Sunday, April 15, 2012

Where are the Female Mages?

Yvonne over at Fifth Dimensional Self posted this:

...Furthermore, can I say that I find a lot of the blogs to be overflowing with insincerity, ego, false confidence, intellectual insecurity, hyper-pettiness, grandstanding the likes of which one finds at a Princeton graduate student seminar, and unselfconsciously masculinist discourse that often devolves into arguments over obscure facets of knowledge and other (generally worthless) arcana, how much one knows or doesn't know about this or that, whose books are coming out, what courses are being sold, who has the best amulets, who can piss the furthest, who is better at commanding god knows what demon or spirit to do god knows what and so forth. 


 As with magick practice in general, much content is dominated by the male interest in either getting laid or getting rich. Hence the pissing contests. 


 Since I don't have a penis I suppose I generally lack interest in these styles.I wonder where the women mages are?

 While I wouldn't put it in those gender terms, I fully understand the concept she is expressing. There is a large part of magecraft that is directly theurgical in nature that is often ignored in the blogosphere. When it is mentioned, it is often by female neo-pagans as 'working with the goddess' or communing with the goddess. However, what comes out of that is such a different form of theurgy that one can miss what is being said if you don't have the language or experience to understand. I am not claiming I understand at all. I am merely saying that I get of whiff of it. Often, one can sense their theurgy is often martial, when you read between the lines.

The OTO also produces some powerhouse women but be warned "woman girt with sword" is not some metaphor. Those ladies kick ass. I do not fully understand how they express their theurgy either but I know it is there. It too is oddly martial.

The people in the pagan community I know that seem to have hit the theurgic mark quite well are the OBOD Druids. I don't see much of them on-line. I also see the need for more female mages that do theurgy and express in ways people that are not doing their exact form of the work can easily understand.

If you women are out there that do theurgy and can talk to us people that do it other ways or even something close to 'our' way, please let us know you are there, doubly so if you blog.

5 comments:

sol2sol said...

I'll stick my toes in the water and say this much. I'm a female who has been involved with Theurgy for a few years now. My Work isn't at a place where I'd feel confident enough in blogging about it though. Not yet at least.

V.V.F. said...

The martial thing makes total sense for a Hermetic tradition. There's mainly only one woman on the Tree, and she's in Netzach. Of course, there are more you can find if you factor in other correspondences, like Isis in Chesed or The Priestess in Da'ath. I'm sure you've seen female mages who embody those archetypes too.

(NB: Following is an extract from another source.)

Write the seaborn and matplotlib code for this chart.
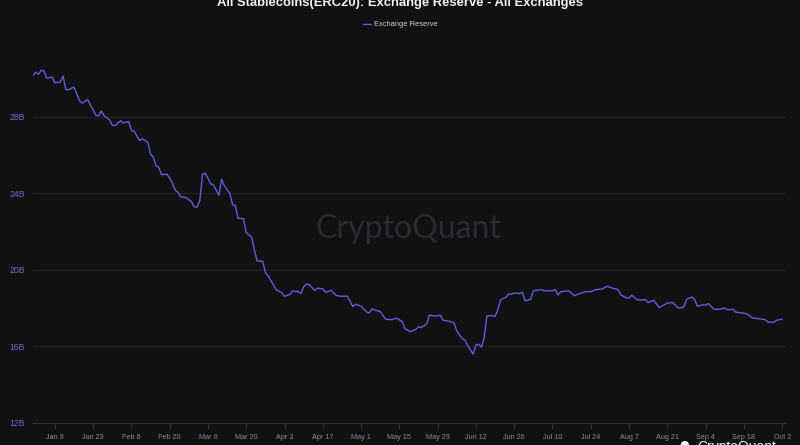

I'm not really a mage, but I intend to write a lot more about both theurgy and thaumaturgy in the future. As tiresome as pissing contests are, I do think it's important for women to challenge themselves and others, and to take pride in their own work, whatever the chosen field.

Robert said...

I see the tree as an embodiment of both forms and neither. In every form of the tree, there is only love, hidden beneath the forms and ideas of its parts. There are no parts only a whole.

Robert said...

Sol, skip to the beginning of this blog. It is full of my mistakes, my arrogance, my folly but others learned from that.

Revealing yourself is a service to others but you can only serve others when you are ready.

Soror FSO said...

Certainly it does seem as if the theurgical arts are male dominated. I have been a part of three Temples (all in the same Order but in different areas of the U.S.A), and there always seem to be far more men than women. It is intriguing especially since systems such as The Golden Dawn and Thelema do not leave out the Divine Feminine in their practices and in fact really encourage thier members to get in touch with the feminine energies.

My hypothesis on this situation is that 1.) the nature of theurgy in general is outwardly expressive in it's nature. Magic focuses on raising, harnessing, and focusing energy...this in itself has a very masculine quality.

2.) The work that is entailed in following a theurgical path tends to focus more on what men need than women.During my years of teaching yoga, meditation, magic, and being an Adept in a G.D. Order I have found that many women naturally get in touch with energies far faster and easier than men do. This is due to the fact that women tend to have more practice in trusting and listening to their intuition and therefore find quicker success in their internal practices. Because of this theurgical material can seem very dry and even superfulous to many women. Men and mercurial or martial type women on the other hand get a real kick out of memorizing facts, reading ancient tomes etc, finding out all the details. These type of people see their magical sucess (at least in the beginning) as being based on what they know rather than what they are feeling. This is why you see the ego-based pissing contests occurring so frequently that our dear Soror has complained about.

What is important in the Great Work for both men and women is to realize that we are looking to join the Sun and Moon. Thus we need to explore these sides equally. If we find great success in the internal arts we should use them to help master the more external arts within us and vice versa.